A tal proposito, par di capire che sul ftonte russo l’idea sarebbe quella di applicare la dottrina Kissinger al contrario: dovendo impedire il saldarsi dei rapporti fra Cina e Russia negli anni Settanta gli Stati Uniti decisero di aprire e aiutare la Cina, ora potrebbero cercare di tirare fuori Putin dai guai in cui si è cacciato. In tutti e due i casi si aiuterebbe il più debole. Ma all’epoca di Nixon la Cina non aveva in corso una guerra di sfida diretta all’equilibrio occidentale e un cedimento – quale che esso sia – a Putin mal si concilierebbe con l’idea di essere grandi come quando l’impero che lui vuole ricostruire crollò. Né si può credere che un cedimento su quel fronte possa essere compensato dalle pretese su Panama, la Groenlandia o il Canada.
Una tale impostazione, inoltre, rende più difficile e non più facile una maggiore spesa per la difesa (almeno il 5% del Pil, per noi italiani ben più del doppio dell’attuale) in capo agli altri Paesi Nato, che dovrebbe essere accompagnata da una ribadita collegialità e non da una annunciata subordinazione. Specie se, contemporaneamente, chi è vicino all’amministrazione o ne è direttamente parte – come Elon Musk – si adopera per far saltare gli equilibri interni nel Regno Unito e in Francia (potenze nucleari), come anche in Germania.
S’usa dire che Trump è imprevedibile e che non si deve dare troppo peso a parole forse un po’ sopra le righe. Può darsi. Ma due cose sono sicure: a. gli americani del prossimo futuro non sono quelli dei film sull’epopea roosveltiana; b. per noi europei è giunto il momento di riconoscerci maggiorenni. Soltanto in questo modo potrà essere conservata la preziosa alleanza fra le democrazie occidentali senza sfarinare quelle europee.

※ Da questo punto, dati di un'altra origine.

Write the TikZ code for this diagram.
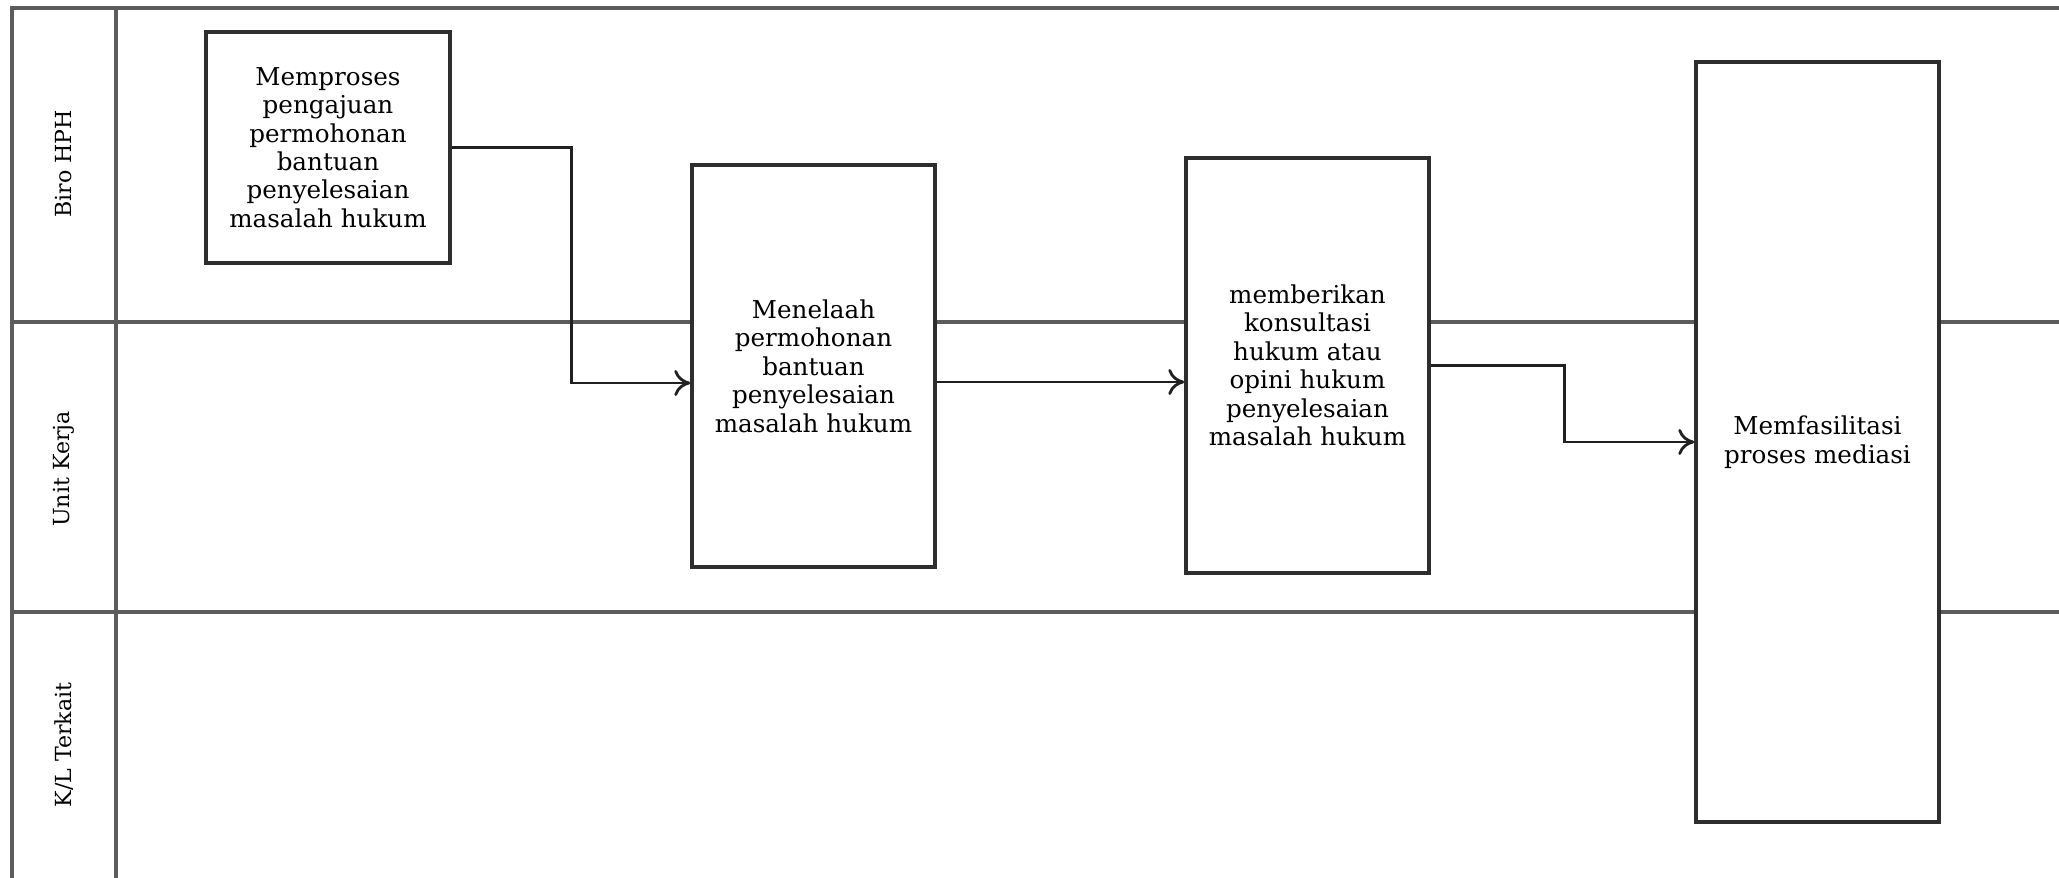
\documentclass[tikz,border=0pt]{standalone}
\usepackage{fontspec}
\setmainfont{DejaVu Serif}
\usepackage{xcolor}
\usepackage{tikz}
\usetikzlibrary{arrows.meta}
\definecolor{SLLane}{HTML}{5C5C5C}
\definecolor{SLBox}{HTML}{2E2E2E}
\definecolor{SLFlow}{HTML}{202020}

\begin{document}
\begin{tikzpicture}[x=1cm,y=1cm,
  procbox/.style={draw=SLBox,fill=white,line width=1pt,align=center,
    inner sep=0pt,font=\fontsize{7}{8.1}\selectfont},
  lanelabel/.style={rotate=90,font=\fontsize{6.3}{7.5}\selectfont},
  flow/.style={SLFlow,line width=.8pt,-{To[length=1.6mm,width=2.6mm]}}]
\path[use as bounding box] (0,0) rectangle (20.59,8.78);
\fill[white] (0,0) rectangle (20.59,8.78);
% swimlane frame
\draw[SLLane,line width=1.1pt] (0.12,0) -- (0.12,8.70) -- (20.59,8.70);
\draw[SLLane,line width=1.1pt] (1.16,0) -- (1.16,8.70);
\draw[SLLane,line width=1.1pt] (0.12,5.56) -- (20.59,5.56);
\draw[SLLane,line width=1.1pt] (0.12,2.66) -- (20.59,2.66);
\node[lanelabel] (lbiro) at (0.64,7.14) {Biro HPH};
\node[lanelabel] (lunit) at (0.64,4.09) {Unit Kerja};
\node[lanelabel] (lkl) at (0.64,1.33) {K/L Terkait};
% process boxes
\node[procbox,minimum width=2.44cm,minimum height=2.31cm] (memproses) at (3.28,7.305)
  {Memproses\\pengajuan\\permohonan\\bantuan\\penyelesaian\\masalah hukum};
\node[procbox,minimum width=2.43cm,minimum height=4.02cm] (menelaah) at (8.135,5.12)
  {Menelaah\\permohonan\\bantuan\\penyelesaian\\masalah hukum};
\node[procbox,minimum width=2.43cm,minimum height=4.15cm] (konsultasi) at (13.075,5.125)
  {memberikan\\konsultasi\\hukum atau\\opini hukum\\penyelesaian\\masalah hukum};
\node[procbox,minimum width=2.43cm,minimum height=7.60cm] (mediasi) at (18.175,4.36)
  {Memfasilitasi\\proses mediasi};
% connectors
\coordinate (in2) at ([yshift=-0.17cm]menelaah.west);
\coordinate (out2) at ([yshift=-0.16cm]menelaah.east);
\draw[flow] (memproses.east) -- ++(1.20,0) |- (in2);
\draw[flow] (out2) -- (out2 -| konsultasi.west);
\draw[flow] (konsultasi.east) -- ++(1.34,0) |- (mediasi.west);
\end{tikzpicture}
\end{document}
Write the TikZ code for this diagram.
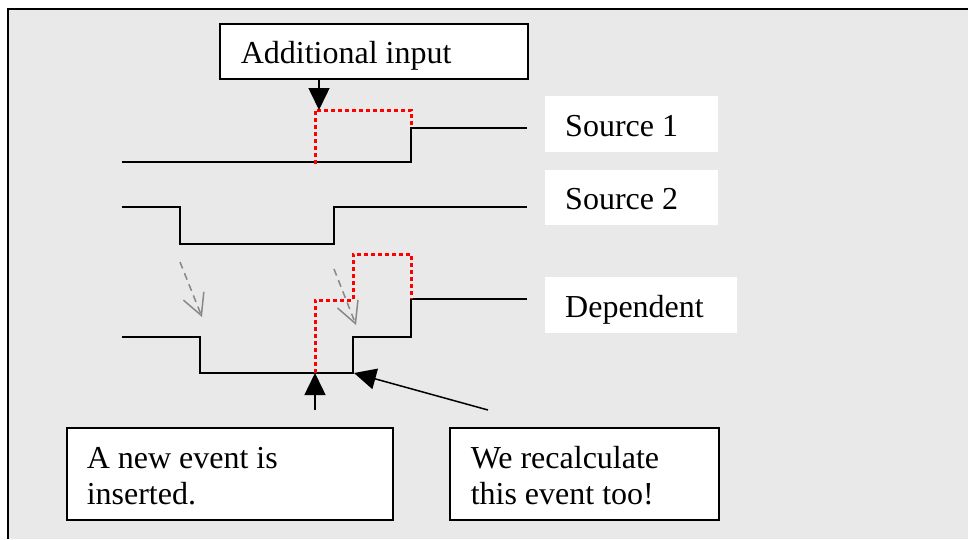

Noi europei non abbiamo alternative all’atlantismo. E quelle che abbiamo sono infernali. Ma abbiamo un’alternativa a lasciare che la storia ci scorra addosso sperando che non sia troppo dura. E no, non c’è tempo. Se difesa europea – integrata nella Nato – deve essere, che sia subito. La storia bussa alla porta, non serve a nulla far finta di non esserci.